Lawmaker-backed Redistricting Amendment Headed to Voters

May 1, 2010

Alex Tiegen

Sunshine State News


Voters will be asked in November whether to support a Legislature-proposed plan for congressional and legislative redistricting.  

In a 25-14 decision, senators added to the ballot the choice of supporting a new constitutional amendment that supporters said will ensure Florida does not break any laws or disenfranchise minority voters.

The ballot choice, supported by Republicans and some Democrats,  is a response to ballot amendments 5 and 6, which were proposed by Fair Districts Florida. 

The Fair Districts amendments require, in advance of the state’s, to redraw districts after the 2010 Census. The amendments' intent is to ignore political parties and incumbents when redrawing districts and to draw compact districts.

The Legislature’s proposal, championed by Senate Reapportionment Chairman Mike Haridopolos, R-Merritt Island, is a “clarifying amendment” that ensures the state follows federal redistricting guidelines, offers equal voting opportunity to racial and language minorities, and addresses “communities of interest.” 

Supporters of the amendment said time and again that it would be impossible to follow the Fair Districts' requirements. Haridopolos said that numerous committee meetings, press conferences and discussions with Fair Districts’ backers proved it to him. History has shown that mistakes result in lawsuits and other obstacles to the state, he said.

“Theory is one thing,” he said. "Something that works is really different.”

The resolution needs to be approved by 60 percent of voters to be amended to the state Constitution; it also needs a three-fifths vote to pass the Senate  floor and the House, its previous stop. 

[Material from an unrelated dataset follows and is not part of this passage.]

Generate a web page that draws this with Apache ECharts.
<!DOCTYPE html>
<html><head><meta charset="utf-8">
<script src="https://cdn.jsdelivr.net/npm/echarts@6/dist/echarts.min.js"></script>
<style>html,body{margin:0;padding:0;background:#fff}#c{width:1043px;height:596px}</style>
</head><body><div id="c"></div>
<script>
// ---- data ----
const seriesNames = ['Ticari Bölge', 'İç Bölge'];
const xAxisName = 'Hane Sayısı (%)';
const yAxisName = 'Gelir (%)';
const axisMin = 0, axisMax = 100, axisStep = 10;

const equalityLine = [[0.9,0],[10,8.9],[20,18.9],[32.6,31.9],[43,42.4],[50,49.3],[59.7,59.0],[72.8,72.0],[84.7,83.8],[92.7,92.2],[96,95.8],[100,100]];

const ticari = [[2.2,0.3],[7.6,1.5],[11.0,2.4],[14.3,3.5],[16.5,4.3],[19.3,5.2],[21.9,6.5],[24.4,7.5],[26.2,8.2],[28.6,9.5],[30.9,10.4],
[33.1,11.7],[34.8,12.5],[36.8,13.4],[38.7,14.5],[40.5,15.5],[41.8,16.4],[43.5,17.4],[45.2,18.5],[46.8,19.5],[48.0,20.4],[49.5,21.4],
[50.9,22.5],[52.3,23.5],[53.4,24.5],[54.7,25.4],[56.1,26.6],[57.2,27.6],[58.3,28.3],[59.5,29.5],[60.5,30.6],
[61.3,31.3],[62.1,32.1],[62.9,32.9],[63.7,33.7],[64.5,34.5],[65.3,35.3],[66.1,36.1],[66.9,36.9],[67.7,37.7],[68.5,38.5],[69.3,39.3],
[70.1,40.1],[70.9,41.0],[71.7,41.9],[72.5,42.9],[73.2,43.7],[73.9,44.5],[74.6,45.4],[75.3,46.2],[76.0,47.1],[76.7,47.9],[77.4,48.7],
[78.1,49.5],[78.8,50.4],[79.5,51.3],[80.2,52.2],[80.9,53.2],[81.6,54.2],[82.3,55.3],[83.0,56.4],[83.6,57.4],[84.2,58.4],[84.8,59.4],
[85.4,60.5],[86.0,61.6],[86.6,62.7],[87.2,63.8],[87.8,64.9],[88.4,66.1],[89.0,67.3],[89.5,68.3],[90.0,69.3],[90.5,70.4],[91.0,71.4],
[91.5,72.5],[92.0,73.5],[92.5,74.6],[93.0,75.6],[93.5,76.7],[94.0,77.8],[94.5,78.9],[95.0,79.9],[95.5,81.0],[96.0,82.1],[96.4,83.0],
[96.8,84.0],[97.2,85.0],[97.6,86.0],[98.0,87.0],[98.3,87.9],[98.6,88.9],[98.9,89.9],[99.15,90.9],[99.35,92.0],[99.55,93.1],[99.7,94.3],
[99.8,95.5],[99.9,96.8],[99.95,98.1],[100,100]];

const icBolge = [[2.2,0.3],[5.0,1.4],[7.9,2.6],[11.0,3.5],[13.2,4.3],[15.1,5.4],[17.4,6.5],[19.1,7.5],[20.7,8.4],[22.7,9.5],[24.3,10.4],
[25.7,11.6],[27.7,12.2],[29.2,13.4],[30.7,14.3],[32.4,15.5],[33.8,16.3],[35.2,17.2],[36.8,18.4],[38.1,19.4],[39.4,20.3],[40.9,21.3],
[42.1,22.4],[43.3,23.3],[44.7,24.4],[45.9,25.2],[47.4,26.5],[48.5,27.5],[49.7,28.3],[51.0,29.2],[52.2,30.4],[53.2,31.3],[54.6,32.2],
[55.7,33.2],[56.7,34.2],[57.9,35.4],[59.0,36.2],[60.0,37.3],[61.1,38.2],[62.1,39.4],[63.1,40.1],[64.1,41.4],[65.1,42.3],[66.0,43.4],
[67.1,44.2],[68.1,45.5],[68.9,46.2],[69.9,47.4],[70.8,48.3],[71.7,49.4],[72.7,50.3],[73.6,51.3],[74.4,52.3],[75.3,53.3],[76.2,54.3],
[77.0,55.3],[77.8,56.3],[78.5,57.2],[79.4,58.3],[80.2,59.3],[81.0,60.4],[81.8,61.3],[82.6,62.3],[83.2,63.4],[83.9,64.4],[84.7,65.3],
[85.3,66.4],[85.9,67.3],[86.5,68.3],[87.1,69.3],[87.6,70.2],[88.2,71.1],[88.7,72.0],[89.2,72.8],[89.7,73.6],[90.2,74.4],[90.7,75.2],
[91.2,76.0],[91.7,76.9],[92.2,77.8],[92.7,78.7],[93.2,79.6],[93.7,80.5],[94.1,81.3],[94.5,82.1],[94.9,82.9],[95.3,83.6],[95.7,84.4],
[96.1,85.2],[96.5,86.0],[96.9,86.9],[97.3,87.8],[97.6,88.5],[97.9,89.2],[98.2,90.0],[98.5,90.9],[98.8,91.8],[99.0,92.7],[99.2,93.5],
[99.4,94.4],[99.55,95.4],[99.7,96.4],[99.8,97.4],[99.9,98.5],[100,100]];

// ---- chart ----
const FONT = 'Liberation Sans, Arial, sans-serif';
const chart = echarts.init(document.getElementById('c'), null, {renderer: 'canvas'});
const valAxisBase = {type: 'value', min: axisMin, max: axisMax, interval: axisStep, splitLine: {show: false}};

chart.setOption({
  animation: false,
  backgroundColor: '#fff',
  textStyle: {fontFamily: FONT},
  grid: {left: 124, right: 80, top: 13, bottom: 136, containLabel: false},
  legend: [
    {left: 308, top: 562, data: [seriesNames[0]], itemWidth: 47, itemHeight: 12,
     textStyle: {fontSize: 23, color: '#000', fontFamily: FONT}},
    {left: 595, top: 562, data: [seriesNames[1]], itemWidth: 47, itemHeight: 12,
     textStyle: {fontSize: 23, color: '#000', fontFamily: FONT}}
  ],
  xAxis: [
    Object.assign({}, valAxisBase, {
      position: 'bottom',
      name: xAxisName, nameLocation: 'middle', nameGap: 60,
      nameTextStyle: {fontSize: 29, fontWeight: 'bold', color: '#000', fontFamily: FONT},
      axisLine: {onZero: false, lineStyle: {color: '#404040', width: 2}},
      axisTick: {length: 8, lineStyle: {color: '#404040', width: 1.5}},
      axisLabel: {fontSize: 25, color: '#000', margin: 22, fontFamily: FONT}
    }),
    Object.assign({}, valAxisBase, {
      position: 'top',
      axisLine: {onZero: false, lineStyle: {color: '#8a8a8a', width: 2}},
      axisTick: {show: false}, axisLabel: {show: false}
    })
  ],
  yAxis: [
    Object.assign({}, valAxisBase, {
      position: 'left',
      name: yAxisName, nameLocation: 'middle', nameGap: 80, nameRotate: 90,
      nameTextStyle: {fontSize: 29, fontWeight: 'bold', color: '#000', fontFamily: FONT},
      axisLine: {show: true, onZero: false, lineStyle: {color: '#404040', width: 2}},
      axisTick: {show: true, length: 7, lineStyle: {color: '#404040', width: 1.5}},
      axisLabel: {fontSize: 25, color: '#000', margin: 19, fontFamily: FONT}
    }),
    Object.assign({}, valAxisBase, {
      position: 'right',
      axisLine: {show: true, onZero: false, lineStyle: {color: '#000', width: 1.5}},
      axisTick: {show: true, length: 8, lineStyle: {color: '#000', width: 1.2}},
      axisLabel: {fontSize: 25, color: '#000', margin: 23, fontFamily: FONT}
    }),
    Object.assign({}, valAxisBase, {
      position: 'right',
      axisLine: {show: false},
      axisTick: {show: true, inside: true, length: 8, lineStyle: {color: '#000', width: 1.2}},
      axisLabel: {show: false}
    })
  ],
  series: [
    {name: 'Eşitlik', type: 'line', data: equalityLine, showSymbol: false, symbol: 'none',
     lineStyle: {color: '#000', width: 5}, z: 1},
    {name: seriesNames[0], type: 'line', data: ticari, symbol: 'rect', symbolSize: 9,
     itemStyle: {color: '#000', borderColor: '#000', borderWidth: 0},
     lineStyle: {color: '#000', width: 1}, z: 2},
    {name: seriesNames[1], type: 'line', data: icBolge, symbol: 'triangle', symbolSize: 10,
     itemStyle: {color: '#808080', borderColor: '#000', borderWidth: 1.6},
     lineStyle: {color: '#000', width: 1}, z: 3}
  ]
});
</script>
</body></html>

Niceville Republican Don Gaetz said the Fair Districts' proposals were admirable, but they conflicted with each other. He said no state would be able to follow all of the amendments’ orders without breaking the law or violating the amendments’ many requirements.

“While everything’s important, nothing’s important,” he said.

Most Democrats opposed the amendment, saying it would disenfranchise voters and be used to favor political parties.

“All Fair Districts says is, you should be able to choose your elected officials,” said Miami Beach Democrat Dan Gelber. “Not the officials choosing their voters.” 

But two African-American leaders of the Democratic party urged support of the amendment as a way to ensure that minority voters were given a voice in future elections. Sens. Gary Siplin, D-Orlando, and Minority Leader Al Lawson said the state’s redistricting plan was not perfect, but it was the best option to guarantee everyone kept their vote.

Lawson said that the state would never be able to take the politics out of redistricting. The diversity and shape of the state prevent a perfect plan.

“We will never be able to get it right,” Lawson said, “because of the way Florida is designed as a peninsula.”